Protests have been banned on the podium during the Games but the IOC has since performed a partial U-turn to allow athletes to take the knee on the field of play.
Britain’s women footballers did so along with their opposition China before their opening match on Wednesday.
And Asher-Smith said: “I see protesting and expressing yourself as a fundamental human right. If you were to penalise someone for standing up against racial inequality how on earth would that go, how on earth are you going to enforce that? Would you revoke someone’s medal for saying racism is wrong?
“If you were to penalise someone or revoke a medal how would that go optically? I think they had no choice but to lift it otherwise they would have been faced with loads of athlete protests at the Games and it would have been very embarrassing for them.
“When it comes to people’s voices, there’s very little you can control. When people feel strongly about something, particularly when it’s something so close to your heart – particularly for me that topic would be racism, as a black woman you think about racism – I just think you can’t police people’s voice on that.”
Asher-Smith also paid tribute to England’s footballers during the Euros for continuing to take the knee throughout the tournament and public criticised the racism that Bukayo Sako, Marcus Rashford and Jadon Sancho took following the penalty shoot-out loss to Italy.
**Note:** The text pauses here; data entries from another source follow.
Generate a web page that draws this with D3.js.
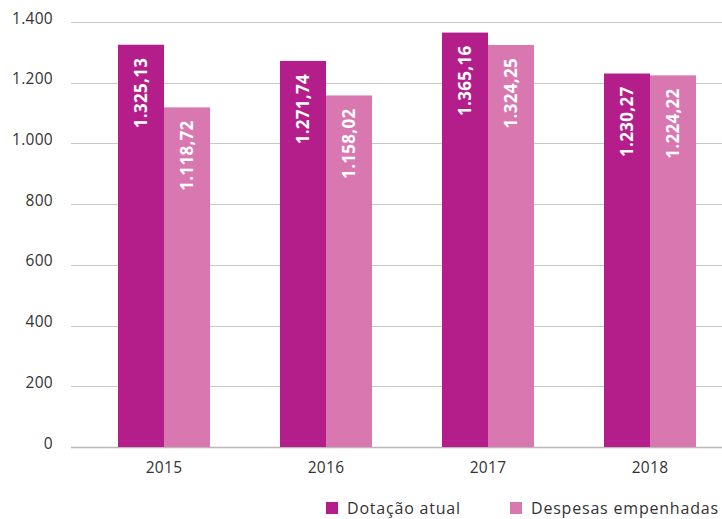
<!DOCTYPE html>
<html>
<head>
<meta charset="utf-8">
<script src="https://cdn.jsdelivr.net/npm/d3@7"></script>
<style>
  body { margin: 0; background: #fff; }
  svg { display: block; font-family: "Open Sans", "Lato", sans-serif; }
</style>
</head>
<body>
<svg id="chart" width="722" height="519"></svg>
<script>
var YEARS = ['2015', '2016', '2017', '2018'];
var DOTACAO = [1325.13, 1271.74, 1365.16, 1230.27];
var DESPESAS = [1118.72, 1158.02, 1324.25, 1224.22];
var Y_TICKS = [0, 200, 400, 600, 800, 1000, 1200, 1400];
var SERIES = ['Dotação atual', 'Despesas empenhadas'];
var COLORS = ['#b31e8b', '#d977b0'];

(function () {
    var svg = d3.select("#chart");
    var left = 71, right = 722, top = 22, bottom = 447;

    var x = d3.scaleBand().domain(YEARS).range([83, 731]);
    var y = d3.scaleLinear().domain([0, 1400]).range([bottom, top]);
    var barW = 46;

    var ptBR = d3.formatLocale({decimal: ",", thousands: ".", grouping: [3], currency: ["R$", ""]});
    var fmtTick = ptBR.format(",.0f");
    var fmtVal = ptBR.format(",.2f");

    // grid
    svg.append("g").selectAll("line")
        .data(Y_TICKS)
        .enter().append("line")
        .attr("x1", left).attr("x2", right)
        .attr("y1", function (d) { return Math.round(y(d)) + 0.5; })
        .attr("y2", function (d) { return Math.round(y(d)) + 0.5; })
        .attr("stroke", function (d) { return d === 0 ? "#bdb8b8" : "#cdc8c8"; })
        .attr("stroke-width", function (d) { return d === 0 ? 1.5 : 1.2; });

    svg.append("g").selectAll("text")
        .data(Y_TICKS)
        .enter().append("text")
        .attr("x", 53)
        .attr("y", function (d) { return y(d); })
        .attr("dy", "0.1em")
        .attr("text-anchor", "end")
        .attr("font-size", 15.5)
        .attr("letter-spacing", 0.3)
        .attr("fill", "#333")
        .text(function (d) { return fmtTick(d); });

    var series = [DOTACAO, DESPESAS];
    for (var i = 0; i < series.length; i++) {
        (function (s) {
            var vals = series[s];
            var g = svg.append("g");
            g.selectAll("rect")
                .data(YEARS)
                .enter().append("rect")
                .attr("x", function (d) { return x(d) + x.bandwidth() / 2 - barW + s * barW; })
                .attr("y", function (d, j) { return y(vals[j]); })
                .attr("width", barW)
                .attr("height", function (d, j) { return bottom - y(vals[j]); })
                .attr("fill", COLORS[s]);
            g.selectAll("text")
                .data(YEARS)
                .enter().append("text")
                .attr("transform", function (d, j) {
                    var cx = x(d) + x.bandwidth() / 2 - barW / 2 + s * barW;
                    return "translate(" + (cx + 6) + "," + (y(vals[j]) + 13) + ") rotate(-90)";
                })
                .attr("text-anchor", "end")
                .attr("font-size", 17)
                .attr("font-weight", "bold")
                .attr("letter-spacing", 0.3)
                .attr("fill", "#fff")
                .text(function (d, j) { return fmtVal(vals[j]); });
        })(i);
    }

    // x labels
    svg.append("g").selectAll("text")
        .data(YEARS)
        .enter().append("text")
        .attr("x", function (d) { return x(d) + x.bandwidth() / 2; })
        .attr("y", 473)
        .attr("text-anchor", "middle")
        .attr("font-size", 15.5)
        .attr("letter-spacing", 0.3)
        .attr("fill", "#333")
        .text(function (d) { return d; });

    // legend
    var legX = [326, 510];
    var leg = svg.append("g").selectAll("g")
        .data(SERIES)
        .enter().append("g")
        .attr("transform", function (d, i) { return "translate(" + legX[i] + ",502)"; });
    leg.append("rect").attr("width", 12).attr("height", 12).attr("fill", function (d, i) { return COLORS[i]; });
    leg.append("text").attr("x", 21).attr("y", 11.5).attr("font-size", 16).attr("letter-spacing", 0.8).attr("fill", "#333")
        .text(function (d) { return d; });
})();
</script>
</body>
</html>
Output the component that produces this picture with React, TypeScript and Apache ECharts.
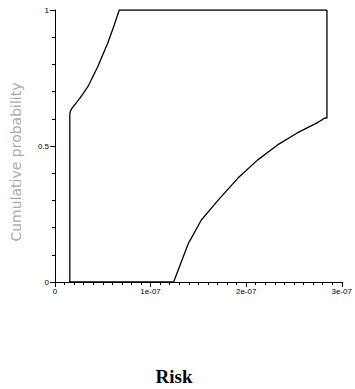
import React, { useEffect, useRef } from "react";
import * as echarts from "echarts";

const xTicks = [0, 1e-7, 2e-7, 3e-7];
const xTickLabels = ["0", "1e-07", "2e-07", "3e-07"];
const yTickLabels = ["0", "0.5", "1"];

// Left (upper) bound of the p-box: [risk, cumulative probability]
const leftX = [1.55e-8, 1.55e-8, 1.7e-8, 1.89e-8, 2.59e-8, 3.44e-8, 4.48e-8, 5.51e-8, 6.2e-8, 6.72e-8, 2.845e-7];
const leftY = [0, 0.621, 0.635, 0.644, 0.675, 0.718, 0.792, 0.878, 0.945, 1, 1];

// Right (lower) bound of the p-box
const rightX = [1.55e-8, 1.241e-7, 1.397e-7, 1.531e-7, 1.707e-7, 1.914e-7, 2.121e-7, 2.328e-7, 2.534e-7, 2.741e-7, 2.824e-7, 2.845e-7, 2.845e-7];
const rightY = [0, 0, 0.143, 0.228, 0.301, 0.382, 0.449, 0.504, 0.548, 0.585, 0.603, 0.603, 1];

export default function App() {
  const ref = useRef<HTMLDivElement>(null);
  useEffect(() => {
    if (!ref.current) return;
    const chart = echarts.init(ref.current, null, { renderer: "svg" });
    const left = leftX.map((x, i) => [x, leftY[i]]);
    const right = rightX.map((x, i) => [x, rightY[i]]);
    chart.setOption({
      animation: false,
      backgroundColor: "#fff",
      grid: { left: 55, right: 10, top: 10, bottom: 107, containLabel: false },
      xAxis: {
        type: "value",
        min: 0,
        max: 3e-7,
        interval: 1e-7,
        axisLine: { show: true, lineStyle: { color: "#000", width: 1 } },
        axisTick: { show: true, length: 5, lineStyle: { color: "#000", width: 1 } },
        minorTick: { show: true, splitNumber: 10, length: 3, lineStyle: { color: "#000", width: 1 } },
        splitLine: { show: false },
        axisLabel: {
          color: "#000",
          fontSize: 8,
          fontFamily: "Liberation Sans",
          margin: 5,
          formatter: (v: number) => {
            const idx = xTicks.findIndex((t) => Math.abs(t - v) < 1e-12);
            return idx >= 0 ? xTickLabels[idx] : "";
          },
        },
      },
      yAxis: {
        type: "value",
        min: 0,
        max: 1,
        interval: 0.5,
        axisLine: { show: true, lineStyle: { color: "#000", width: 1 } },
        axisTick: { show: true, length: 5, lineStyle: { color: "#000", width: 1 } },
        minorTick: { show: true, splitNumber: 5, length: 3, lineStyle: { color: "#000", width: 1 } },
        splitLine: { show: false },
        axisLabel: {
          color: "#000",
          fontSize: 8,
          fontFamily: "Liberation Sans",
          margin: 6,
          formatter: (v: number) => yTickLabels[Math.round(v * 2)] ?? "",
        },
      },
      graphic: [
        {
          type: "text",
          x: 16,
          y: 162,
          rotation: Math.PI / 2,
          style: {
            text: "Cumulative probability",
            fill: "#aaaaaa",
            fontSize: 14,
            fontFamily: "DejaVu Sans",
            align: "center",
            verticalAlign: "middle",
          },
        },
        {
          type: "text",
          x: 174,
          y: 376,
          style: {
            text: "Risk",
            fill: "#000",
            fontSize: 19,
            fontWeight: "bold",
            fontFamily: "Liberation Serif",
            align: "center",
            verticalAlign: "middle",
          },
        },
      ],
      series: [
        {
          type: "line",
          data: left,
          showSymbol: false,
          lineStyle: { color: "#000", width: 1.3 },
          silent: true,
        },
        {
          type: "line",
          data: right,
          showSymbol: false,
          lineStyle: { color: "#000", width: 1.3 },
          silent: true,
        },
      ],
    });
    return () => chart.dispose();
  }, []);
  return <div ref={ref} style={{ width: 355, height: 389, position: "absolute", left: 0, top: 0 }} />;
}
“I think what Marcus and all the other players have been doing is fantastic,” she said. “It made me so proud to watch them and see how they conducted themselves. They are a credit to our nation and showing a really good moral leadership for our nation. As a black Brit, I was really proud through the Euros.”
Asher-Smith has increasingly become a role thanks to her success on the track, topped by her world title win in the 200metres at the last World Championships in Doha in 2019.
And she is spurred on to Olympic sprint success by inspiring a new generation of women to get into sport.
“The next fortnight has a great potential to inspire an entire generation of young women as we do when we see every Olympics,” she said. “But it’s becoming increasingly important more and more nowadays.”
Asher-Smith allayed fears over her fitness, saying she was clear of the slight hamstring issue that forced her out of her most recent race in Gateshead. And she has set her sights on a series of British records throughout the Games, which will most likely be needed to take home gold in the 100 and 200metres.
She is ranked ninth in the world on times in both sprint event but dismissed the times as irrelevant on the eve of the Games.
“It’s all well and good that you can run fast throughout the year – fantastic, congratulations,” she said. “But it’s obviously the big moments that matter. That’s one of my favourite places to perform.
“A championship is a completely different ball game. The reason why we all love championships is because you honestly don’t know what’s going to happen. Everybody has their predictions written down on paper but we don’t run on paper, we run on the track. People always run fast, that’s the sport but it’s the championships that really matter.”